Creating a new column sounds simple. In production, it’s not. Schema changes can lock tables, block writes, and slow queries. Done wrong, they cause downtime. Done right, they roll out invisibly and safely.
A new column in SQL starts with ALTER TABLE. For example:
ALTER TABLE users
ADD COLUMN last_login TIMESTAMP;
This works, but on large datasets it can freeze live traffic. Many relational databases rebuild the table when adding a column with a default value or a not-null constraint. This means every row is rewritten, which can take hours for big tables. The better approach is to add the column with no default, backfill in small batches, and then apply constraints once complete.
PostgreSQL, MySQL, and MariaDB each handle new column additions differently. PostgreSQL can add a nullable column instantly. MySQL may require ALGORITHM=INPLACE to avoid a full table rebuild. Always check engine-specific documentation and test in staging on production-size data.

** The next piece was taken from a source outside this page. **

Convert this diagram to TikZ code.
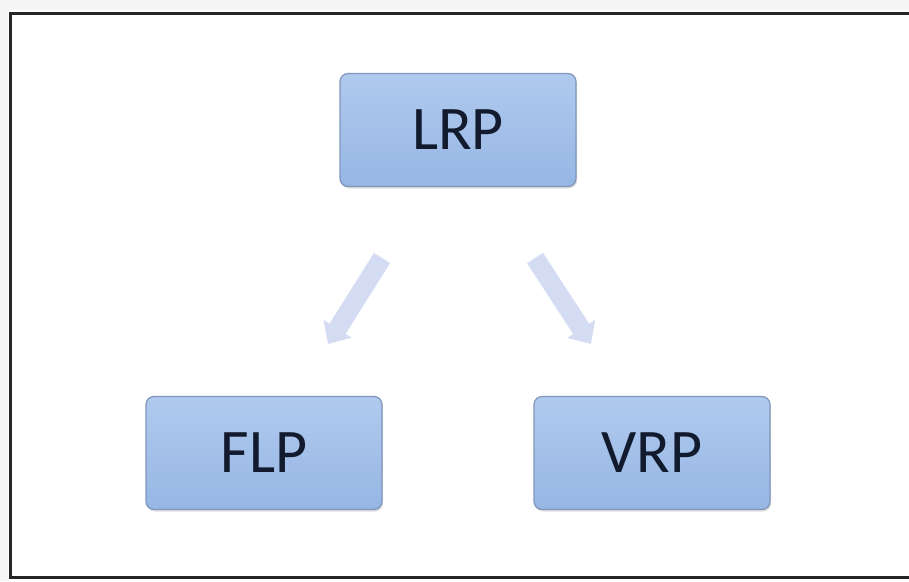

Adding a new column in application code also needs careful versioning. Deploy schema changes first, then update services to use the column. Never ship code that expects the new column before the database change is live everywhere. For distributed systems, coordinate across replicas and regions to prevent version drift.
In analytics databases like BigQuery or Snowflake, adding a column is straightforward and fast because they store data column-wise and handle schema modifications without locks. Even so, changes can break downstream ETL pipelines if schemas are assumed static. Review pipeline configs before and after deployment.
Monitoring is part of the process. Track query latency, error rates, and replication lag after adding a new column. For mission-critical systems, enable feature flags or kill switches for queries that touch the new field.
Schema migrations are code. Treat them with the same rigor: code review, CI tests, rollbacks, and alerts. The pattern is plan, test, deploy, verify. A new column should be a zero-risk operation, no matter the dataset size.